Uttara Finance and Investments Limited
- Industry: Financial services
- Founded: 1995; 31 years ago
- Headquarters: Dhaka, Bangladesh
- Website: uttarafinance.com

= Uttara Finance and Investments Limited =

Non-bank financial institution

Uttara Finance and Investments Limited, also known as UFIL, is a major non-bank financial institution in Bangladesh. is the chairman of Uttara Finance and Investments Limited. It is owned by the owners of Uttara Group of Companies.

The former managing director of Uttara Finance and Investments Limited, SM Shamsul Arefin, was removed by Bangladesh Bank over financial irregularities. Following a Bangladesh Bank investigation which found evidence of a 51 billion BDT scam.

== History ==
Uttara Finance and Investments Limited was established on 7 May 1995.

On 31 August and 7 September 1977, Uttara Finance and Investments Limited listed on the Chittagong Stock Exchange and Dhaka Stock Exchange respectively.

In May 2005, Uttara Finance and Investments Limited announced a 15 per cent cash dividend and a 10 per cent stock dividend for the 2004 financial year. The next year it provided a 25 per cent cash dividend.

On 14 July 2011, Uttara Finance and Investments Limited opened a branch in Bogra.

Uttara Finance and Investments Limited announced a 10 per cent stock dividend and 20 per cent cash dividend for the 2012 fiscal year.

In 2018, Uttara Finance and Investments Limited purchased 9.41 per cent shares of Beka Garments and Textiles which nearly collapsed by 2023. The Bangladesh Export Processing Zones Authority found production closed and called for the auction of the factory due to non-payment of rent. The Business Standard could not reach its chairman Micky Diaz who had raised 600 million BDT by selling shares of the company.

Bangladesh Bank began an investigation into Uttara Finance and Investments Limited in 2020. In 2021, Dhaka Tribune reported Uttara Finance and Investments Limited was providing depositors money as loans to companies owned by directors of Uttara Finance and Investments Limited.

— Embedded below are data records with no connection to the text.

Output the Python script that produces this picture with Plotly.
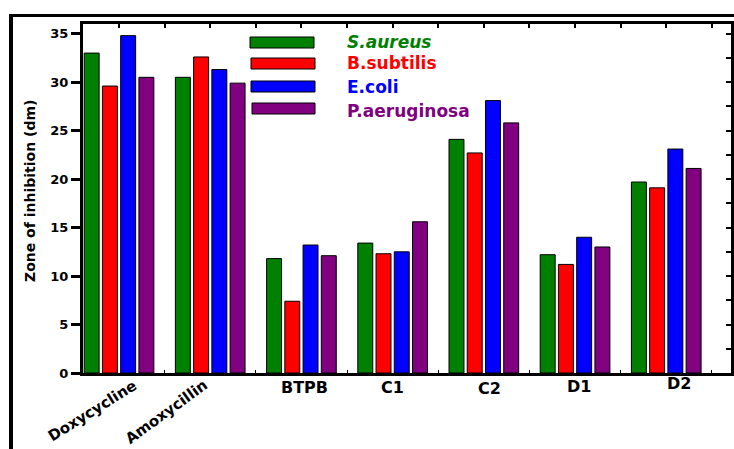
import plotly.graph_objects as go

# ---- data ----
categories = ["Doxycycline", "Amoxycillin", "BTPB", "C1", "C2", "D1", "D2"]
series_names = ["S.aureus", "B.subtilis", "E.coli", "P.aeruginosa"]
s_aureus = [33.0, 30.5, 11.8, 13.4, 24.1, 12.2, 19.7]
b_subtilis = [29.6, 32.6, 7.4, 12.3, 22.7, 11.2, 19.1]
e_coli = [34.8, 31.3, 13.2, 12.5, 28.1, 14.0, 23.1]
p_aeruginosa = [30.5, 29.9, 12.1, 15.6, 25.8, 13.0, 21.1]
y_ticks = [0, 5, 10, 15, 20, 25, 30, 35]
y_title = "Zone of inhibition (dm)"

# ---- style ----
colors = ["#008000", "#FF0000", "#0000FF", "#800080"]
series = [s_aureus, b_subtilis, e_coli, p_aeruginosa]
W, H = 734, 449
ML, MR, MT, MB = 83, 3, 24, 76
PW, PH = W - ML - MR, H - MT - MB
TICKFONT = "DejaVu Sans"


def px_x(px):
    return (px - ML) / PW


def px_y(py):
    return (H - MB - py) / PH


xs = list(range(len(categories)))
fig = go.Figure()
for name, vals, col in zip(series_names, series, colors):
    fig.add_trace(go.Bar(x=xs, y=vals, name=name, marker_color=col,
                         marker_line_color="black", marker_line_width=1,
                         showlegend=False))
# empty trace to anchor the mirrored (top/right) axes
fig.add_trace(go.Scatter(x=[], y=[], xaxis="x2", yaxis="y2", showlegend=False))

xr = [-0.395, 6.71]
yr = [0, 36]
fig.update_layout(
    width=W, height=H,
    margin=dict(l=ML, r=MR, t=MT, b=MB, pad=0),
    paper_bgcolor="white", plot_bgcolor="white",
    barmode="group", bargap=0.2, bargroupgap=0.18,
    xaxis=dict(range=xr, showgrid=False, zeroline=False, showline=True,
               linecolor="black", linewidth=2.5, showticklabels=False,
               tickvals=[i + 0.5 for i in range(-1, 7)], ticks="inside",
               ticklen=3, tickwidth=1, tickcolor="black"),
    yaxis=dict(range=yr, tickvals=y_ticks, showgrid=False, zeroline=False,
               showline=True, linecolor="black", linewidth=3, ticks="outside",
               ticklen=9, tickwidth=2.5, tickcolor="black",
               tickfont=dict(family=TICKFONT, size=13, color="black",
                             weight="bold")),
    xaxis2=dict(range=xr, overlaying="x", side="top", anchor="y",
                showgrid=False, zeroline=False, showline=True,
                linecolor="black", linewidth=2.5, showticklabels=False,
                tickvals=[i * 0.5 for i in range(0, 14)], ticks="inside",
                ticklen=4, tickwidth=1.5, tickcolor="black"),
    yaxis2=dict(range=yr, overlaying="y", side="right", anchor="x",
                showgrid=False, zeroline=False, showline=True,
                linecolor="black", linewidth=3, showticklabels=False,
                dtick=2.5, tick0=0, ticks="inside", ticklen=5, tickwidth=1.5,
                tickcolor="black"),
    font=dict(family=TICKFONT, color="black"),
)

# outer frame (cropped border)
fig.add_shape(type="line", xref="paper", yref="paper",
              x0=px_x(9), x1=px_x(W + 5), y0=px_y(15.5), y1=px_y(15.5),
              line=dict(color="black", width=3))
fig.add_shape(type="line", xref="paper", yref="paper",
              x0=px_x(11), x1=px_x(11), y0=px_y(14), y1=px_y(H + 5),
              line=dict(color="black", width=4))

# y title
fig.add_annotation(text="<b>%s</b>" % y_title, xref="paper", yref="paper",
                   x=px_x(30), y=px_y(191), textangle=-90, showarrow=False,
                   xanchor="center", yanchor="middle",
                   font=dict(family=TICKFONT, size=14, color="black"))

# category labels: (xshift px, centre y px, angle, font size)
label_shift = [(-27, 411, -32, 15), (-44, 412, -36, 15), (3, 387, 0, 16),
               (0, 387, 0, 16), (6, 389, 0, 16), (4, 386, 0, 16),
               (13, 383, 0, 16)]
for i, (cat, (dx, py, ang, fs)) in enumerate(zip(categories, label_shift)):
    fig.add_annotation(text="<b>%s</b>" % cat, xref="x", yref="paper",
                       x=i, xshift=dx, y=px_y(py), textangle=ang,
                       showarrow=False, xanchor="center", yanchor="middle",
                       font=dict(family=TICKFONT, size=fs, color="black"))

# custom legend
leg_rows = [(250, 314, 37, 48, 42), (251, 315, 58, 69, 63),
            (251, 315, 81, 92, 87), (252, 315, 103, 114, 111)]
for name, col, (x0, x1, y0, y1, ty) in zip(series_names, colors, leg_rows):
    fig.add_shape(type="rect", xref="paper", yref="paper",
                  x0=px_x(x0), x1=px_x(x1), y0=px_y(y1), y1=px_y(y0),
                  fillcolor=col, line=dict(color="black", width=1))
    txt = "<b><i>%s</i></b>" % name if name == "S.aureus" else "<b>%s</b>" % name
    fig.add_annotation(text=txt, xref="paper", yref="paper",
                       x=px_x(345), y=px_y(ty), showarrow=False,
                       xanchor="left", yanchor="middle",
                       font=dict(family=TICKFONT, size=17, color=col))

fig.write_html("out.html")
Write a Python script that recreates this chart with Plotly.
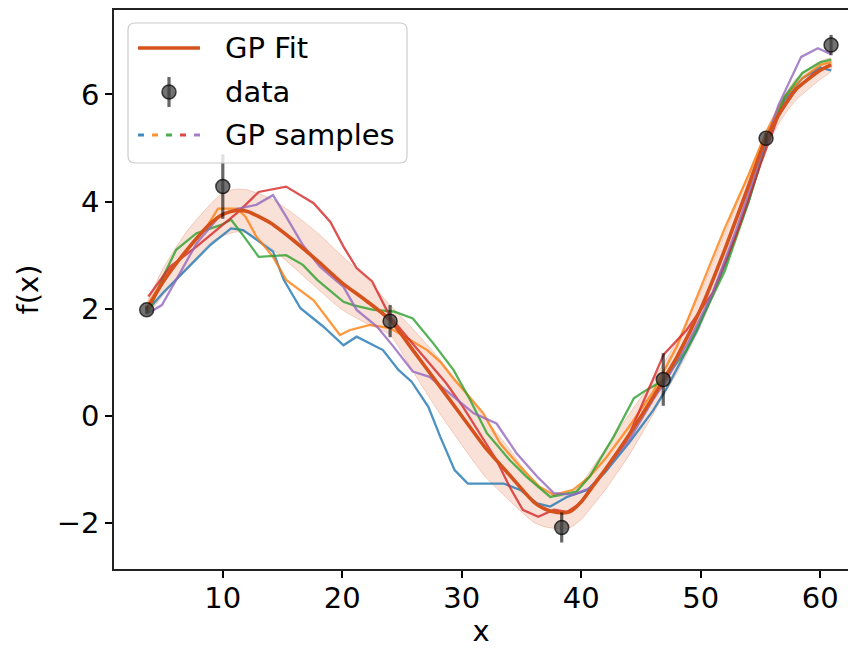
import plotly.graph_objects as go

# ---------------- data ----------------
data_x = [3.63, 10.0, 24.0, 38.36, 46.86, 55.46, 60.9]
data_y = [1.98, 4.28, 1.77, -2.08, 0.68, 5.18, 6.92]
data_err = [0.08, 0.6, 0.3, 0.28, 0.49, 0.1, 0.19]

fit_x = [3.63, 5, 7, 9, 10, 11, 12, 14, 16, 18, 20, 22, 24, 26, 28, 30, 32, 34, 36,
         37, 38, 39, 40, 41, 42, 44, 46, 46.8, 48, 50, 52, 54, 55.4, 57, 58, 60, 60.9]
fit_mean = [1.98, 2.5, 3.1, 3.6, 3.76, 3.83, 3.82, 3.6, 3.26, 2.88, 2.48, 2.15, 1.79, 1.2, 0.6,
            0.0, -0.6, -1.1, -1.6, -1.74, -1.8, -1.79, -1.6, -1.3, -1.0, -0.35, 0.35, 0.65, 1.1,
            2.0, 3.1, 4.3, 5.15, 5.8, 6.1, 6.45, 6.55]
fit_std = [0.12, 0.25, 0.35, 0.36, 0.4, 0.4, 0.4, 0.46, 0.5, 0.52, 0.5, 0.42, 0.28, 0.4, 0.5,
           0.54, 0.54, 0.48, 0.38, 0.33, 0.3, 0.3, 0.33, 0.36, 0.38, 0.38, 0.32, 0.3, 0.3,
           0.32, 0.3, 0.22, 0.15, 0.18, 0.2, 0.17, 0.12]

s1_x = [3.63, 5, 7, 9, 10.7, 11.7, 14.2, 15.1, 16.5, 18.4, 20.1, 21.2, 23.4, 24.7, 25.8, 27.2,
        28.2, 29.4, 30.5, 33.5, 34.9, 36.3, 37.4, 38.8, 40.5, 42, 44, 46, 47.1, 49.7, 52, 54,
        55.5, 57, 58.5, 60, 60.9]
s1_y = [1.95, 2.3, 2.75, 3.2, 3.5, 3.47, 3.07, 2.54, 2.01, 1.67, 1.32, 1.48, 1.23, 0.86, 0.64,
        0.17, -0.39, -1.01, -1.26, -1.26, -1.38, -1.63, -1.69, -1.51, -1.38, -1.05, -0.5, 0.1,
        0.5, 1.6, 2.8, 4.0, 5.1, 5.9, 6.3, 6.5, 6.45]

s2_x = [3.77, 5.5, 7.5, 8.65, 9.6, 11.2, 11.9, 12.8, 14.2, 15.3, 17.6, 19.8, 20.6, 22.3, 24.0,
        25.7, 27.1, 28.2, 29.4, 30.4, 31.8, 33.2, 34.9, 36.5, 37.7, 39.3, 40.7, 42, 44, 46, 48,
        50, 52, 54, 55.5, 57, 58.5, 60, 60.9]
s2_y = [2.1, 2.7, 3.22, 3.53, 3.87, 3.87, 3.72, 3.35, 2.97, 2.54, 2.16, 1.51, 1.6, 1.70, 1.64,
        1.42, 1.23, 1.01, 0.67, 0.42, 0.05, -0.51, -0.95, -1.32, -1.47, -1.38, -1.13, -0.8,
        -0.2, 0.45, 1.3, 2.4, 3.5, 4.5, 5.3, 5.95, 6.3, 6.55, 6.6]

s3_x = [3.77, 5.0, 6.1, 7.8, 9.8, 10.7, 11.9, 13.0, 15.3, 16.7, 17.9, 20.1, 20.9, 22.6, 24.3,
        25.9, 27.6, 29.3, 30.7, 32.1, 34.0, 35.4, 37.4, 39.6, 40.7, 42.7, 44.4, 45.2, 46.9,
        48.8, 49.9, 52, 54, 55.5, 57, 58.5, 60, 60.9]
s3_y = [1.92, 2.6, 3.1, 3.41, 3.56, 3.66, 3.31, 2.97, 3.0, 2.82, 2.54, 2.13, 2.07, 1.98, 1.95,
        1.82, 1.36, 0.86, 0.3, -0.32, -0.82, -1.13, -1.51, -1.41, -1.13, -0.39, 0.33, 0.45,
        0.67, 1.23, 1.73, 2.7, 4.0, 5.1, 5.95, 6.4, 6.6, 6.65]

s4_x = [3.77, 5.6, 7.8, 9.8, 11.3, 13.0, 15.3, 17.6, 19.0, 20.1, 21.2, 22.5, 24.0, 25.4, 27.1,
        28.7, 30.1, 31.5, 32.9, 34.0, 35.1, 36.4, 37.7, 38.8, 39.9, 40.7, 42, 43.8, 45, 46.9,
        48.8, 51, 53, 55, 56.5, 58, 59.5, 60.9]
s4_y = [2.23, 2.79, 3.16, 3.53, 3.81, 4.18, 4.28, 3.97, 3.62, 3.16, 2.76, 2.51, 1.85, 1.48,
        1.04, 0.61, 0.17, -0.32, -0.82, -1.32, -1.75, -1.88, -1.75, -1.79, -1.63, -1.38, -1.0,
        -0.45, 0.17, 1.15, 1.6, 2.3, 3.4, 4.7, 5.6, 6.1, 6.4, 6.55]

s5_x = [3.77, 4.9, 6.1, 7.8, 9.8, 11.3, 12.8, 14.2, 15.3, 16.7, 18.1, 20.1, 21.2, 22.9, 24.3,
        25.9, 27.3, 29.0, 31.0, 32.9, 34.6, 36.3, 37.7, 39.3, 40.7, 42, 44, 46, 47.1, 49, 51,
        53, 55, 56.5, 58.4, 59.8, 60.9]
s5_y = [1.92, 2.07, 2.54, 3.22, 3.75, 3.87, 3.94, 4.12, 3.72, 3.19, 2.79, 2.41, 1.98, 1.67,
        1.29, 0.83, 0.73, 0.42, 0.05, -0.14, -0.70, -1.13, -1.44, -1.47, -1.35, -1.0, -0.45,
        0.3, 0.67, 1.4, 2.3, 3.5, 4.8, 5.8, 6.7, 6.86, 6.75]

sample_colors = ["#1f77b4", "#ff7f0e", "#2ca02c", "#d62728", "#9467bd"]
samples = [(s1_x, s1_y), (s2_x, s2_y), (s3_x, s3_y), (s4_x, s4_y), (s5_x, s5_y)]

legend_labels = ["GP Fit", "data", "GP samples"]
x_ticks = [10, 20, 30, 40, 50, 60]
y_ticks = [-2, 0, 2, 4, 6]

FIT_COLOR = "#d6521c"
FONT = "DejaVu Sans"
FS = 29

# ---------------- layout geometry (pixels) ----------------
W, H = 848, 648
L, R, T, B = 114, 0, 10, 79
PW, PH = W - L - R, H - T - B


def px(x):
    return (x - L) / PW


def py(y):
    return (H - B - y) / PH


fig = go.Figure()

upper = [m + s for m, s in zip(fit_mean, fit_std)]
lower = [m - s for m, s in zip(fit_mean, fit_std)]
fig.add_trace(go.Scatter(x=fit_x + fit_x[::-1], y=upper + lower[::-1], fill="toself",
                         fillcolor="rgba(233,125,80,0.23)",
                         line=dict(color="rgba(215,120,80,0.3)", width=1, shape="spline",
                                   smoothing=0.6),
                         mode="lines", hoverinfo="skip", showlegend=False))

for (sx, sy), c in zip(samples, sample_colors):
    fig.add_trace(go.Scatter(x=sx, y=sy, mode="lines", line=dict(color=c, width=2.3),
                             opacity=0.8, showlegend=False))

fig.add_trace(go.Scatter(x=fit_x, y=fit_mean, mode="lines",
                         line=dict(color=FIT_COLOR, width=3.6, shape="spline", smoothing=0.6),
                         showlegend=False))

fig.add_trace(go.Scatter(x=data_x, y=data_y, mode="markers",
                         marker=dict(size=14, color="rgba(60,60,60,0.72)",
                                     line=dict(color="rgba(0,0,0,0.7)", width=1.5)),
                         error_y=dict(type="data", array=data_err, visible=True,
                                      color="rgba(0,0,0,0.6)", thickness=3.2, width=0),
                         showlegend=False))

# ---------------- custom legend ----------------
x0, x1, y0, y1 = px(128), px(407), py(163), py(23)
rx, ry = 7 / PW, 7 / PH
path = (f"M {x0+rx},{y0} L {x1-rx},{y0} Q {x1},{y0} {x1},{y0+ry} "
        f"L {x1},{y1-ry} Q {x1},{y1} {x1-rx},{y1} L {x0+rx},{y1} Q {x0},{y1} {x0},{y1-ry} "
        f"L {x0},{y0+ry} Q {x0},{y0} {x0+rx},{y0} Z")
shapes = [dict(type="path", path=path, xref="paper", yref="paper",
               fillcolor="rgba(255,255,255,0.8)", line=dict(color="#cccccc", width=1.2),
               layer="above")]
shapes.append(dict(type="line", xref="paper", yref="paper", x0=px(138), x1=px(200),
                   y0=py(48), y1=py(48), line=dict(color=FIT_COLOR, width=3.6), layer="above"))
shapes.append(dict(type="line", xref="paper", yref="paper", x0=px(169), x1=px(169),
                   y0=py(77), y1=py(107), line=dict(color="rgba(0,0,0,0.6)", width=3.2),
                   layer="above"))
shapes.append(dict(type="circle", xref="paper", yref="paper", x0=px(162), x1=px(176),
                   y0=py(99), y1=py(85), fillcolor="rgba(60,60,60,0.72)",
                   line=dict(color="rgba(0,0,0,0.7)", width=1.5), layer="above"))
dash_starts = [138, 152, 166, 180, 194]
for xs, c in zip(dash_starts, sample_colors):
    shapes.append(dict(type="line", xref="paper", yref="paper", x0=px(xs), x1=px(xs + 6),
                       y0=py(135), y1=py(135), line=dict(color=c, width=3), opacity=0.85,
                       layer="above"))

annotations = []
for lbl, yy in zip(legend_labels, [48, 92, 135]):
    annotations.append(dict(text=lbl, xref="paper", yref="paper", x=px(223), y=py(yy),
                            xanchor="left", yanchor="middle", showarrow=False,
                            font=dict(family=FONT, size=FS, color="black")))

fig.update_layout(
    width=W, height=H, margin=dict(l=L, r=R, t=T, b=B, pad=0),
    paper_bgcolor="white", plot_bgcolor="white",
    font=dict(family=FONT, size=FS, color="black"),
    shapes=shapes, annotations=annotations, showlegend=False,
)
fig.update_xaxes(range=[(L - 103.3) / 11.95, (W - 103.3) / 11.95], tickvals=x_ticks,
                 ticks="outside", ticklen=7, tickwidth=1.5, tickcolor="black",
                 ticklabelstandoff=-5,
                 showline=True, linecolor="#222222", linewidth=1.6, mirror=True,
                 showgrid=False, zeroline=False,
                 title=dict(text="x", standoff=8, font=dict(family=FONT, size=FS)),
                 tickfont=dict(family=FONT, size=FS))
fig.update_yaxes(range=[(416 - (H - B)) / 53.6, (416 - T) / 53.6], tickvals=y_ticks,
                 ticks="outside", ticklen=7, tickwidth=1.5, tickcolor="black",
                 showline=True, linecolor="#222222", linewidth=1.6, mirror=False,
                 showgrid=False, zeroline=False,
                 title=dict(text="f(x)", standoff=10, font=dict(family=FONT, size=FS)),
                 tickfont=dict(family=FONT, size=FS))

fig.write_html("out.html")
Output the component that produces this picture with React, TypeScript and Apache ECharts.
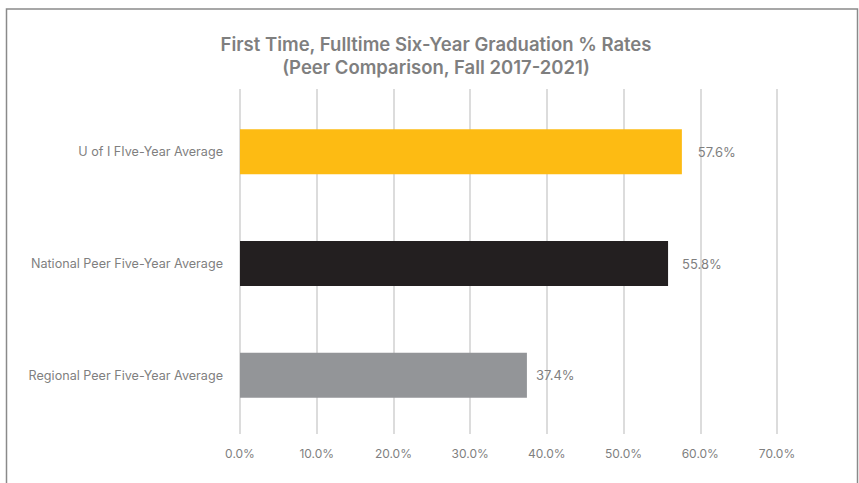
import React, { useEffect, useRef } from "react";
import * as echarts from "echarts";

const categories = [
  "Regional Peer Five-Year Average",
  "National Peer Five-Year Average",
  "U of I FIve-Year Average",
];
const values = [37.4, 55.8, 57.6];
const barColors = ["#939598", "#231f20", "#fdbb13"];
const labelDistances = [9, 14, 16];
const titleLines = [
  "First Time, Fulltime Six-Year Graduation % Rates",
  "(Peer Comparison, Fall 2017-2021)",
];

const FONT = "Inter, Roboto, sans-serif";
const GRAY = "#7f7f7f";

export default function App() {
  const ref = useRef<HTMLDivElement>(null);
  useEffect(() => {
    if (!ref.current) return;
    const chart = echarts.init(ref.current, null, { renderer: "svg" });
    chart.setOption({
      animation: false,
      backgroundColor: "#ffffff",
      title: {
        text: titleLines.join("\n"),
        left: 431,
        textAlign: "center",
        top: 28,
        textStyle: {
          fontFamily: FONT,
          fontSize: 18.5,
          fontWeight: 600,
          color: GRAY,
          lineHeight: 22.5,
        },
      },
      graphic: [
        {
          type: "rect",
          shape: { x: 6.5, y: 9, width: 851, height: 600 },
          style: { fill: "none", stroke: "#8a8a8a", lineWidth: 1.5 },
          silent: true,
        },
      ],
      grid: [
        { left: 240, top: 89, width: 537, height: 345 },
        { left: 240, top: 96, width: 537, height: 335 },
      ],
      xAxis: [
        {
          gridIndex: 0,
          type: "value",
          min: 0,
          max: 70,
          interval: 10,
          axisLine: { show: false },
          axisTick: { show: false },
          splitLine: { show: true, lineStyle: { color: "#d0d0d0", width: 1.5 } },
          axisLabel: {
            formatter: (v: number) => v.toFixed(1) + "%",
            fontFamily: FONT,
            fontSize: 12,
            color: GRAY,
            margin: 13,
          },
        },
        {
          gridIndex: 1,
          type: "value",
          min: 0,
          max: 70,
          interval: 10,
          show: false,
          splitLine: { show: false },
        },
      ],
      yAxis: [
        {
          gridIndex: 0,
          type: "category",
          data: categories,
          show: false,
        },
        {
          gridIndex: 1,
          type: "category",
          data: categories,
          axisLine: { show: false },
          axisTick: { show: false },
          axisLabel: {
            fontFamily: FONT,
            fontSize: 12.6,
            color: GRAY,
            margin: 17,
          },
        },
      ],
      series: [
        {
          type: "bar",
          xAxisIndex: 1,
          yAxisIndex: 1,
          barWidth: 45,
          data: values.map((v, i) => ({
            value: v,
            itemStyle: { color: barColors[i] },
            label: { distance: labelDistances[i] },
          })),
          label: {
            show: true,
            position: "right",
            formatter: (p: any) => p.value.toFixed(1) + "%",
            fontFamily: FONT,
            fontSize: 13,
            color: GRAY,
          },
        },
      ],
    });
    return () => chart.dispose();
  }, []);
  return (
    <div
      ref={ref}
      style={{ position: "fixed", left: 0, top: 0, width: 859, height: 483 }}
    />
  );
}
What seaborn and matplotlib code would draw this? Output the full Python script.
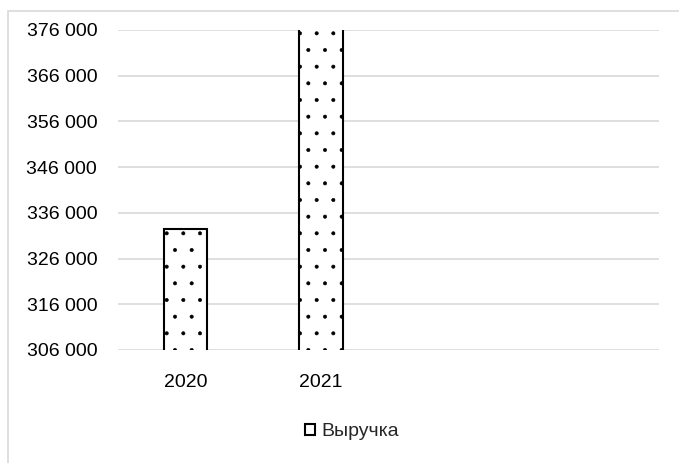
import matplotlib
matplotlib.use("Agg")
import matplotlib.pyplot as plt
import matplotlib.ticker as mticker
from matplotlib.patches import Rectangle
import seaborn as sns

# chart data
years = ["2020", "2021"]
revenue = [332500, 378000]
series_name = "Выручка"
y_ticks = [306000, 316000, 326000, 336000, 346000, 356000, 366000, 376000]

sns.set_theme(style="white")
plt.rcParams["font.family"] = ["Liberation Sans", "DejaVu Sans"]
plt.rcParams["hatch.linewidth"] = 0.4
plt.rcParams["hatch.color"] = "black"

fig = plt.figure(figsize=(6.79, 4.63), dpi=100)
ax = fig.add_axes([118 / 679, 1 - 350 / 463, 541 / 679, 320 / 463])

sns.barplot(x=years, y=revenue, ax=ax, width=0.32, color="white",
            edgecolor="black", linewidth=1.5, hatch=".", label=series_name)

ax.set_xlim(-0.5, 3.5)
ax.set_ylim(y_ticks[0], y_ticks[-1])
ax.set_yticks(y_ticks)
ax.yaxis.set_major_formatter(mticker.FuncFormatter(lambda v, p: f"{int(v):,}".replace(",", " ")))
ax.grid(axis="y", color="#d9d9d9", linewidth=1.2)
ax.set_axisbelow(True)
for s in ax.spines.values():
    s.set_visible(False)
ax.tick_params(axis="y", length=0, pad=15, labelsize=14, labelcolor="black")
ax.tick_params(axis="x", length=0, pad=17, labelsize=14, labelcolor="black")
ax.set_xlabel("")
ax.set_ylabel("")

# legend below the plot (drop the one seaborn puts inside the axes)
handles, labels = ax.get_legend_handles_labels()
if ax.get_legend() is not None:
    ax.get_legend().remove()
fig.legend(handles[:1], labels[:1], loc="center", bbox_to_anchor=(352 / 679, 1 - 432 / 463),
           frameon=False, fontsize=14, handlelength=0.5, handleheight=0.5,
           handletextpad=0.3)

# light chart frame, cut off at right and bottom
fig.patches.append(Rectangle((8 / 679, -0.1), 1.2, 1 - 11 / 463 + 0.1,
                             transform=fig.transFigure, fill=False,
                             edgecolor="#d9d9d9", linewidth=1.2))

fig.savefig("out.png", dpi=100)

Bangladesh Bank removed the managing director of Uttara Finance, SM Shamsul Arefin, on 23 June over irregularities and the asked the financial institution to begin legal proceedings against him. Uttara Finance asked the Anti-Corruption Commission to prevent SM Shamsul Arefin from leaving the country. Bangladesh Bank dissolved the board of directors of Uttara Finance and Investments Limited on 28 December 2022 after it found 51 billion BDT in irregular transactions. The majority of the irregular loans, not recorded in public statements, went to various subsidiaries of Uttara Group of Industries, which was owned by the directors of Uttara Finance and Investments Limited. It found the involvement of Mujibur Rahman, director of Uttara Finance and Investments Limited and managing director of a number of subsidiaries of Uttara Group of Industries. Fake deposits receipts worth 2.36 billion BDT were created under the name of Bluechip Securities; Mujibur Rahman was the managing director of Bluechip Securities. Bangladesh Bank had sought a list of directors of Uttara Finance from Bangladesh Securities and Exchange Commission in November. Bangladesh Bank removed chairman of the board of directors of Uttara Finance Rashidul Hasan and Vice Chairman Matiur Rahman. It also removed board members Kazi Imdad Hossain, Nayeemur Rahman, and Zakia Rahman. Dhaka Metropolitan Senior Special Judge, Md Asaduzzaman, issued a travel ban against them, Mohammad Mainuddin, and Anil Chandra Das following a petition of the Anti-Corruption Commission. The Bangladesh Securities and Exchange Commission appointed 12 independent directors to Uttara Finance and Investments Limited including Major General Mohammad Maksudur Rahman as chairman.

In February 2023, Justice Khizir Ahmed Choudhury of Bangladesh High Court rejected a petition by SM Shamsul Arefin, former chairman of Uttara Finance and Investments Limited, seeking the dissolution of Uttara Finance and Investments Limited.